In a recent survey from the U.S. Travel Association, the number one complaint was people who bring too many carry-on bags through the security checkpoint. One Senator hopes to change that by limiting the fees airlines can charge for checked baggage.
Sen. Mary Landrieu (D-La.) introduced legislation that would guarantee passengers one checked bag without the financial burden of paying a fee, or the headache of trying to fit everything into a carry-on.
Landrieu told The Washington Post, Many airlines consider checking a bag not to be a right, but a privilege - and one with a hefty fee attached.
According to Landrieu, between 2008 and 2009, airlines collected $3.9 billion in checked-luggage fees.
The new bill would allow passengers to check one bag for free. It would also prohibit fees for regular-size carry-on bags.
The bill would require airlines to tell passengers about restrictions on size, weight, and number of bags before they arrive at the airport, and it would mandate that airlines make public their fees for all types of baggage.

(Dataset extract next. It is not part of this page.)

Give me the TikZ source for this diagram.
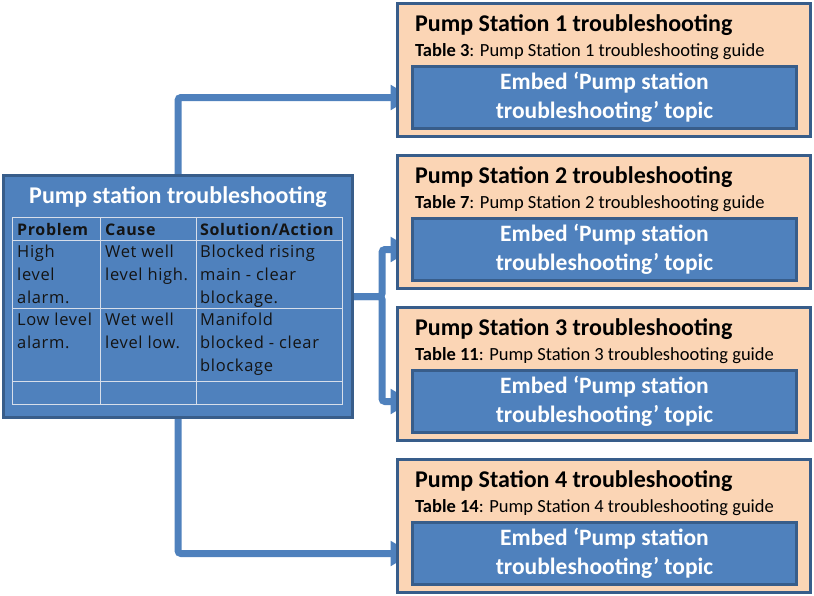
\documentclass[tikz,border=0pt]{standalone}
\usepackage{fontspec}
\setmainfont{Carlito}
\newfontfamily\tablefont[LetterSpace=4]{Open Sans}
\usetikzlibrary{arrows.meta,positioning,backgrounds}
\definecolor{boxblue}{RGB}{79,129,189}
\definecolor{edgeblue}{RGB}{56,93,138}
\definecolor{peach}{RGB}{251,213,181}
\definecolor{gridline}{RGB}{215,222,234}

% cell text with its first line on the node's baseline
\newcommand{\celllines}[1]{\begin{tabular}[t]{@{}l@{}}#1\end{tabular}}

\tikzset{
  mainbox/.style={draw=edgeblue, line width=3pt, fill=boxblue, outer sep=0pt,
    minimum width=349pt, minimum height=242pt, inner sep=0pt},
  stationbox/.style={draw=edgeblue, line width=3pt, fill=peach, outer sep=0pt,
    minimum width=413pt, minimum height=133pt, anchor=north west, inner sep=0pt},
  embedbox/.style={draw=edgeblue, line width=3pt, fill=boxblue, outer sep=0pt,
    minimum width=384pt, minimum height=62pt, anchor=north west, inner sep=0pt,
    text=white, align=center, font=\fontsize{23.5}{29}\selectfont\bfseries},
  flow/.style={draw=boxblue, line width=7pt, rounded corners=3pt,
    -{Triangle[length=22pt,width=24pt]}},
  cell/.style={anchor=base west, inner sep=0pt,
    font=\tablefont\fontsize{16.5}{23}\selectfont, text=black!92},
  headcell/.style={cell, font=\tablefont\fontsize{16}{23}\selectfont\bfseries},
}

\begin{document}
\begin{tikzpicture}[x=1pt,y=-1pt]
  \useasboundingbox (0,0) rectangle (814,595);

  % Source box with the table.
  \node[mainbox] (main) at (178,296.5) {};
  \node[anchor=base, inner sep=0pt, text=white,
    font=\fontsize{24}{28}\selectfont\bfseries] (maintitle) at (178,203)
    {Pump station troubleshooting};

  % Table grid.
  \draw[gridline, line width=1pt] (12.5,217.5) rectangle (342.5,404);
  \foreach \y in {240,308,381}
    \draw[gridline, line width=1pt] (12.5,\y) -- (342.5,\y);
  \foreach \x in {100,196}
    \draw[gridline, line width=1pt] (\x,217.5) -- (\x,404);

  % Table text.
  \node[headcell] (hprob) at (17,235) {Problem};
  \node[headcell] (hcause) at (105,235) {Cause};
  \node[headcell] (hsol) at (200,235) {Solution/Action};
  \node[cell] (prob1) at (17,257) {\celllines{High\\level\\alarm.}};
  \node[cell] (cause1) at (105,257) {\celllines{Wet well\\level high.}};
  \node[cell] (sol1) at (200,257) {\celllines{Blocked rising\\main - clear\\blockage.}};
  \node[cell] (prob2) at (17,325) {\celllines{Low level\\alarm.}};
  \node[cell] (cause2) at (105,325) {\celllines{Wet well\\level low.}};
  \node[cell] (sol2) at (200,325) {\celllines{Manifold\\blocked - clear\\blockage}};

  % Station boxes.
  \foreach \i/\tab [count=\k from 0] in {1/3, 2/7, 3/11, 4/14} {
    \node[stationbox] (ps\i) at (397.5,{3+152*\k}) {};
    \node[anchor=base west, inner sep=0pt,
      font=\fontsize{24}{28}\selectfont\bfseries] (pt\i)
      at ([shift={(17.5,28.5)}]ps\i.north west) {Pump Station \i\ troubleshooting};
    \node[anchor=base west, inner sep=0pt, font=\fontsize{18.5}{22}\selectfont] (pc\i)
      at ([shift={(17.5,53.5)}]ps\i.north west)
      {\textbf{Table \tab}: Pump Station \i\ troubleshooting guide};
    \node[embedbox] (em\i) at ([shift={(15,63.5)}]ps\i.north west)
      {Embed ‘Pump station\\troubleshooting’ topic};
  }

  % Connectors.
  \begin{scope}[on background layer]
    \coordinate (split) at ([xshift=29.5pt]main.east);
    \draw[flow] (main.north) |- (em1.west);
    \draw[flow] (main.east) -- (split) |- (em2.west);
    \draw[flow] (main.east) -- (split) |- (em3.west);
    \draw[flow] (main.south) |- (em4.west);
  \end{scope}

\end{tikzpicture}
\end{document}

The number of carry-on bags has soared 50 percent since airlines began charging fees for checked luggage in 2008, according to TSA statistics. Eighty-seven million more carry-ons were brought on planes in fiscal year 2011 than in 2010. This dramatic increase has led to longer lines and a strained TSA.
According to the Air Transport Association, an airline industry group, less than one in four passengers pay a checked-luggage fee.
Airlines began charging for luggage in an attempt to counterbalance rising fuel prices and a sour economy. Some airlines like Southwest and JetBlue capitalized on the frustrations with advertising campaigns touting their charge-free rules on the first checked bag.
Only one U.S. carrier, Spirit Airlines, is known to have charged for carry-on bags.
In the recent U.S. Travel Association survey, the second greatest frustration for travelers was the wait time to clear the TSA checkpoint.
When you have to pay to check a bag, it increases carry-on luggage, and that means there is more to inspect at the gate and so forth for passengers to get on planes, Homeland Security Secretary Janet Napolitano said during a meeting of the Senate Appropriations subcommittee on homeland security.
The hope is, with less carry-on bags to scan, the wait times will drop.
TSA spokesperson Lisa Farbstein noted that wait times have decreased dramatically.
Over the last seven years, checkpoint screening has taken less than 20 minutes for 98 percent of passengers, she told IBTimes.
Landrieu hopes that her proposal can make the wait times even shorter and help travelers save time and money.